Cuando todo esto terminó en forma catastrófica, la subdirectora estadounidense del Fondo Monetario Internacional dijo que el “problema de la Argentina se esperaba, y entonces dio tiempo a que los inversores se acomodaran, y así encontró a los bancos, especialmente, con poca exposición”. Esta frase equivale a una confesión: pese a que era evidente que la Argentina marchaba hacia el mayor default soberano de la historia, el FMI le siguió prestando, no por altruismo sino para financiar esa puesta a salvo de los bancos, que disponían de la información que los ciudadanos ignoraban.
En el año que duró esa caída en cámara lenta, bancos y grandes inversores sacaron del país tanto dinero como el que el FMI inyectó. Es decir que el Fondo no financió a la Argentina (que ahora paga la factura) sino la fuga de capitales. El ranking de quienes se pusieron a salvo bajo la sombrilla del Fondo, mientras se violaba el derecho de propiedad de cada ciudadano con algún ahorro en el sistema financiero, es encabezado por dos bancos estadounidenses. Creo que no hace falta explicar aquí qué país es el principal accionista del FMI, cuyas políticas violan sus propios estatutos, que no le permiten ser lobbysta de intereses particulares o nacionales.
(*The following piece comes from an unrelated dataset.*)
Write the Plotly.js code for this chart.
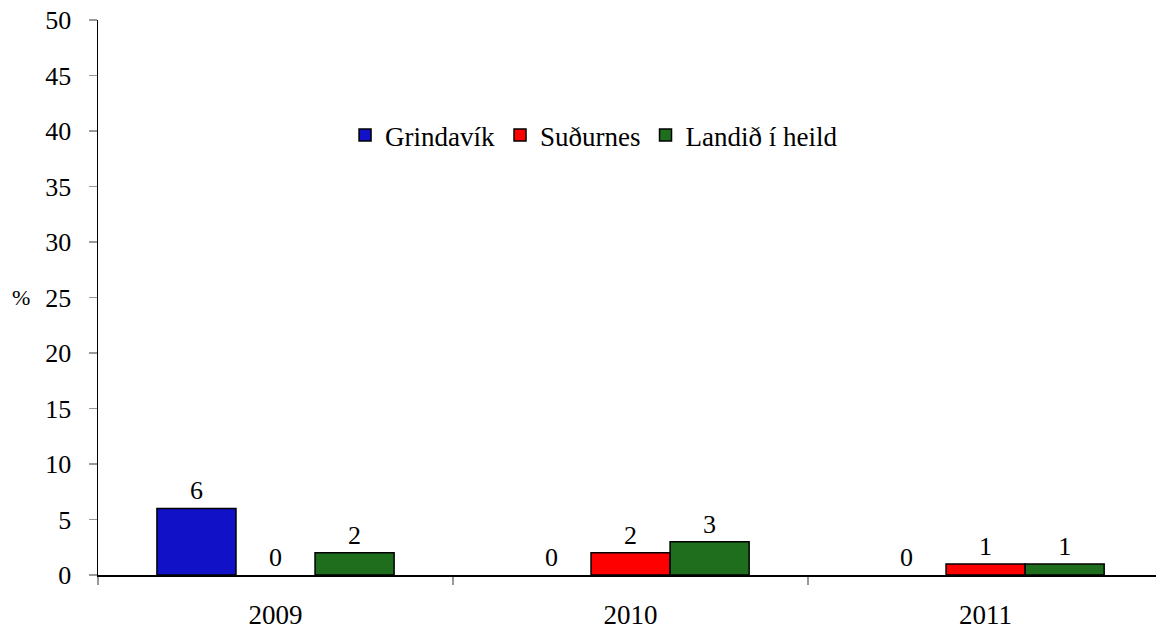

En esas condiciones es casi milagroso que se haya preservado el marco institucional y que luego de una breve transición el actual presidente haya sido elegido por el voto popular. Pero no son de extrañar los altos índices de rechazo al FMI y a las políticas estadounidenses. El nuevo gobierno argentino está tratando de rearmar la casa con los pedazos sueltos que dejó el huracán, pero el Fondo le reclama el trato de un acreedor privilegiado, que no acepta quitas ni moras, y aunque en público lo niegue está obstaculizando el acuerdo que la Argentina busca con los tenedores de los bonos de su deuda pública.
Identificar las diferencias y aprender a convivir con ellas, en forma respetuosa y sin presiones indebidas entre dos países cuya asimetría ha llegado a ser abrumadora, es el camino más seguro para lograr el tantas veces repetido lugar común de las relaciones maduras, sin recaer en la interpretación fácil y engañosa de los sentimientos “antiamericanos”.